• **INSTRUCTION**
Scan the listing that follows and report how many lines contain "this". Write the number alone.

• **GIVEN ENTRIES**
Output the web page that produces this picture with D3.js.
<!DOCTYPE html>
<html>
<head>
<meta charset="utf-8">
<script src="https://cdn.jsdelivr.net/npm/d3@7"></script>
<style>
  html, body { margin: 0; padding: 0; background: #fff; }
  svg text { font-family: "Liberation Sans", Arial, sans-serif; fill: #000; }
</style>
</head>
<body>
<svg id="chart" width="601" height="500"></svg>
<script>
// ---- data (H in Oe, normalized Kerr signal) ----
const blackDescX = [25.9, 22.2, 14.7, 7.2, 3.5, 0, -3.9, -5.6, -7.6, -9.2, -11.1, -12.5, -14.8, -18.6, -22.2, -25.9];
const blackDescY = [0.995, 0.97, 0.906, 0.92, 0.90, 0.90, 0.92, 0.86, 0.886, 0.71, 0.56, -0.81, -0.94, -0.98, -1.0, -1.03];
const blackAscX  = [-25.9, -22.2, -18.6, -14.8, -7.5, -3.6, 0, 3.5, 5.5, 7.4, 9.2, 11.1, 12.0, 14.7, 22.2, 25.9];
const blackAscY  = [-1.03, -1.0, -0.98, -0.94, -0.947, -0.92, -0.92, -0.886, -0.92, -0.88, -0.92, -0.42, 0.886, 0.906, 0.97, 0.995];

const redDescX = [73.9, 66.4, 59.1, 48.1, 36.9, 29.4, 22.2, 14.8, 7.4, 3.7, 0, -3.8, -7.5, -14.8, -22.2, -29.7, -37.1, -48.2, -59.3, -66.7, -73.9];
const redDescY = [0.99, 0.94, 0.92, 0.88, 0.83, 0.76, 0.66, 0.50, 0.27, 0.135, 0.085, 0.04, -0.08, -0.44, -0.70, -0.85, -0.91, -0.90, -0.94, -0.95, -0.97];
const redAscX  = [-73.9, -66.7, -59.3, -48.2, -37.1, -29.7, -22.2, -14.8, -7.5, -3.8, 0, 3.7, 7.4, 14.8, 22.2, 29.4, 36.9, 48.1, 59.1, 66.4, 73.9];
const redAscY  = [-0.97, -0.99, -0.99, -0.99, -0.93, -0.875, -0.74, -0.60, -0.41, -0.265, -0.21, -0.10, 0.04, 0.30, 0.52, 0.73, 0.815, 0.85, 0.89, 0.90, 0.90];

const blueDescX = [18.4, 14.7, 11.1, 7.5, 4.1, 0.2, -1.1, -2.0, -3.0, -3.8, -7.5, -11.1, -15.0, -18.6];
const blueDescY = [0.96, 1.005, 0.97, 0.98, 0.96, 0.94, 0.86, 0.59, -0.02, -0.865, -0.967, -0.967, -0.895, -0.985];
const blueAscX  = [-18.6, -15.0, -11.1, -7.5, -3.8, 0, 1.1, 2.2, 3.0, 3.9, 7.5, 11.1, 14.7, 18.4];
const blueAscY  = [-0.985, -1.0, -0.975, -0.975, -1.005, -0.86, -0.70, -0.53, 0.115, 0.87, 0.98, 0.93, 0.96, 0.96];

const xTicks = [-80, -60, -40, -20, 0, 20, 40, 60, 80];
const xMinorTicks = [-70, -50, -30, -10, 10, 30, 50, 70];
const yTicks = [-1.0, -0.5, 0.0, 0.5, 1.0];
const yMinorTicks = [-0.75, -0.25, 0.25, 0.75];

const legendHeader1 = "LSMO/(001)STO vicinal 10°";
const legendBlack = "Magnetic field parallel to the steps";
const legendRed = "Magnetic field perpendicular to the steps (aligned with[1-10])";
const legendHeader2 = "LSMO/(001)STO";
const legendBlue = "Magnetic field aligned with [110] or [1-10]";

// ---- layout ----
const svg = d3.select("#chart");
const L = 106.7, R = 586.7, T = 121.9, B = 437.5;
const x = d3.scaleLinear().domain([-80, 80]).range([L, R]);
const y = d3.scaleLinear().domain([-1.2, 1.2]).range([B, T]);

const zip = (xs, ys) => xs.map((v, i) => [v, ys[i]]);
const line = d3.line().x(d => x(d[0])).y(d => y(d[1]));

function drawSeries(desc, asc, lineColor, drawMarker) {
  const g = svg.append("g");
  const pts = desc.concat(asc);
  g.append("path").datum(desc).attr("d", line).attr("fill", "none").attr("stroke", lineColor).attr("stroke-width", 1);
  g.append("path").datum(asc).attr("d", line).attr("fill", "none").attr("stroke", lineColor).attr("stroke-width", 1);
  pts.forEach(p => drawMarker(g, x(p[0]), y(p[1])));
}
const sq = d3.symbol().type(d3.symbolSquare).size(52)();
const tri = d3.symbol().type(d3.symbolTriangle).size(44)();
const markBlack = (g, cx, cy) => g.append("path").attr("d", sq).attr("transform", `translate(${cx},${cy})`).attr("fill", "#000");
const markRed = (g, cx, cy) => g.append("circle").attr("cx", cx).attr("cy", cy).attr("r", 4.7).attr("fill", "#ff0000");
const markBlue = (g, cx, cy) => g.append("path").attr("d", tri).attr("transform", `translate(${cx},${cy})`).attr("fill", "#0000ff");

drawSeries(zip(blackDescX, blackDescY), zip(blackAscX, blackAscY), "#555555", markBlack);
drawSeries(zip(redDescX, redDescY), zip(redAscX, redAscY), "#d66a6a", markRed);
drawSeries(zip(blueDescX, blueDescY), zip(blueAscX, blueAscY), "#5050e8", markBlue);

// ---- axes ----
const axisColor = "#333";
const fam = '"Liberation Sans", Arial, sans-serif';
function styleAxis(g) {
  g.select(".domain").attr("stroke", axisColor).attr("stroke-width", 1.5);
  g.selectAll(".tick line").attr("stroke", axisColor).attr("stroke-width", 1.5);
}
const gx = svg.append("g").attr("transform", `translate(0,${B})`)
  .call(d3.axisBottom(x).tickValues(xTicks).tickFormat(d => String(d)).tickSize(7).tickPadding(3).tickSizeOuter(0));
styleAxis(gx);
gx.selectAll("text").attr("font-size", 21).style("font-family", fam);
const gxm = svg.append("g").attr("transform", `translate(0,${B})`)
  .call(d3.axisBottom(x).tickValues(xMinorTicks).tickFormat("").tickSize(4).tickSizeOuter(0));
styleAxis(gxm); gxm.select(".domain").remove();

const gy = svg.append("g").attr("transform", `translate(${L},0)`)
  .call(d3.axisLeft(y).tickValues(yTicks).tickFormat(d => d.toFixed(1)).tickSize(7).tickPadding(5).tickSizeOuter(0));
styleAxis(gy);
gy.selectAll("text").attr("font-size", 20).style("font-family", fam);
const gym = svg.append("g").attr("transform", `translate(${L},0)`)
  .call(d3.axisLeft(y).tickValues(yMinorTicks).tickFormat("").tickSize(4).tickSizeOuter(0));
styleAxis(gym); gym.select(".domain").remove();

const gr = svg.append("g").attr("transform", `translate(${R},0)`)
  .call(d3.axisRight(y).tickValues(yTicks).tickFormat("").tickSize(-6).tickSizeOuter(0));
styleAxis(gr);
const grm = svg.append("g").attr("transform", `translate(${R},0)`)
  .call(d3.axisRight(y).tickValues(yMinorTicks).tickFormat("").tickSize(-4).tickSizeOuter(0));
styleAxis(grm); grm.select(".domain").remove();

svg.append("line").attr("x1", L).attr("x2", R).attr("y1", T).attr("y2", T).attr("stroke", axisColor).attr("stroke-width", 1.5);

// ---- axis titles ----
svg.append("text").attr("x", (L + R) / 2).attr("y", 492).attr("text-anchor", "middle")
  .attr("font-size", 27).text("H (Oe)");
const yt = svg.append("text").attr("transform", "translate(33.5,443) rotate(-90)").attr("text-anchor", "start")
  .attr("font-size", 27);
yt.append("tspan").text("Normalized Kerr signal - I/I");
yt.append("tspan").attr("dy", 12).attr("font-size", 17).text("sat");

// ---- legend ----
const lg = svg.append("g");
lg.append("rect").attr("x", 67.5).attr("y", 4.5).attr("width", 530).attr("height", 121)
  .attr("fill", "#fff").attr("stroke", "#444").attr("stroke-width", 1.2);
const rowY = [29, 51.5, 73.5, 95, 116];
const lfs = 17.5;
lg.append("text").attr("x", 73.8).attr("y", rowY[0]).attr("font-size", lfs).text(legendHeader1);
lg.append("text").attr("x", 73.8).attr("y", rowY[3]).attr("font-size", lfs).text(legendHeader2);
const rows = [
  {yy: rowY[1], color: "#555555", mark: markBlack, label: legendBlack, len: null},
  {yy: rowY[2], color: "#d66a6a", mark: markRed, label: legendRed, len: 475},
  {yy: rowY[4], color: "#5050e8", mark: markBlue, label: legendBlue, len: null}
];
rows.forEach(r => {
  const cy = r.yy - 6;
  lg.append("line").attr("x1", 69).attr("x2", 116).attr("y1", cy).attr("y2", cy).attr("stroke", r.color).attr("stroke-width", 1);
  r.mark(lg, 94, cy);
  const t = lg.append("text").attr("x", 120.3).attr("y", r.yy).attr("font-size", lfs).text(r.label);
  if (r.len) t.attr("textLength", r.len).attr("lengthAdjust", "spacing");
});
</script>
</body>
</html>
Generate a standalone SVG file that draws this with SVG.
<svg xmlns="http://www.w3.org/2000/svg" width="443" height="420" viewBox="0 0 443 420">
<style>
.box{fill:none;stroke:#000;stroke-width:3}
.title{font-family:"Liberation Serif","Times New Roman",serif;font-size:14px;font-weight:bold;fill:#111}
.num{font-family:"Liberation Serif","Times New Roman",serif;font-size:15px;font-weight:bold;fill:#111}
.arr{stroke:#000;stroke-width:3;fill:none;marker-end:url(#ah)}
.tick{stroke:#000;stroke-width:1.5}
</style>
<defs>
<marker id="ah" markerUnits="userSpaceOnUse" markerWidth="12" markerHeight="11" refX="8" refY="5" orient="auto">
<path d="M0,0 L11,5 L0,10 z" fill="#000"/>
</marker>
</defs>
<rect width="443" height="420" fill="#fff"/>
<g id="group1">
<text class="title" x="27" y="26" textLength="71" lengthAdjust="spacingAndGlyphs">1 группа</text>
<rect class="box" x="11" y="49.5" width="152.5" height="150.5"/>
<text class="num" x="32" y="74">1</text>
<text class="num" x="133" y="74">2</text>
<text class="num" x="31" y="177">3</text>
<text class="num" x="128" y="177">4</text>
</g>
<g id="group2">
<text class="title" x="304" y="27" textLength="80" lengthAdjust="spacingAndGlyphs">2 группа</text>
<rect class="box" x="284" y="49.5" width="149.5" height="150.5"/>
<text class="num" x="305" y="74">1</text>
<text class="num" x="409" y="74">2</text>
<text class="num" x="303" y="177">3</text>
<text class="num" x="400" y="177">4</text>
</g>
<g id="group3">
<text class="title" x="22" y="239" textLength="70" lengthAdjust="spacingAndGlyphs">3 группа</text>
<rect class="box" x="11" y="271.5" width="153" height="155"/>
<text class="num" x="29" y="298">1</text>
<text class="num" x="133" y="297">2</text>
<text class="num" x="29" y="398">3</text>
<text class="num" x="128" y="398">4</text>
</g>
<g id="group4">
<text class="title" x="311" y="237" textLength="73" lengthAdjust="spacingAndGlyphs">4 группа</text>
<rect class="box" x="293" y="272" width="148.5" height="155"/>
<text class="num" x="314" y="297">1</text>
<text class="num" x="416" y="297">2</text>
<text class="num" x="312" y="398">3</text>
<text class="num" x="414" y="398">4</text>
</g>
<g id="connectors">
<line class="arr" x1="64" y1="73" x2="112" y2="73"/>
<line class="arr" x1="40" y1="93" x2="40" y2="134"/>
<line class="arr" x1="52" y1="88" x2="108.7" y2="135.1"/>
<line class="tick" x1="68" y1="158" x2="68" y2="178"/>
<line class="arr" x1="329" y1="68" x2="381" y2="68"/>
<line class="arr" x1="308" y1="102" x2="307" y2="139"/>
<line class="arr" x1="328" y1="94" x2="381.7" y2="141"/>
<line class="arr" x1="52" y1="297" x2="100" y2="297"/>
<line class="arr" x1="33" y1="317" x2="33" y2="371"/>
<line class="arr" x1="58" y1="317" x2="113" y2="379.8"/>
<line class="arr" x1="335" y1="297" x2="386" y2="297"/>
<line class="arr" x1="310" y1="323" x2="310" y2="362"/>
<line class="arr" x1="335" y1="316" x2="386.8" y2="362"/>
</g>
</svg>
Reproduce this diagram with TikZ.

• **COMPLETE OUTPUT**
3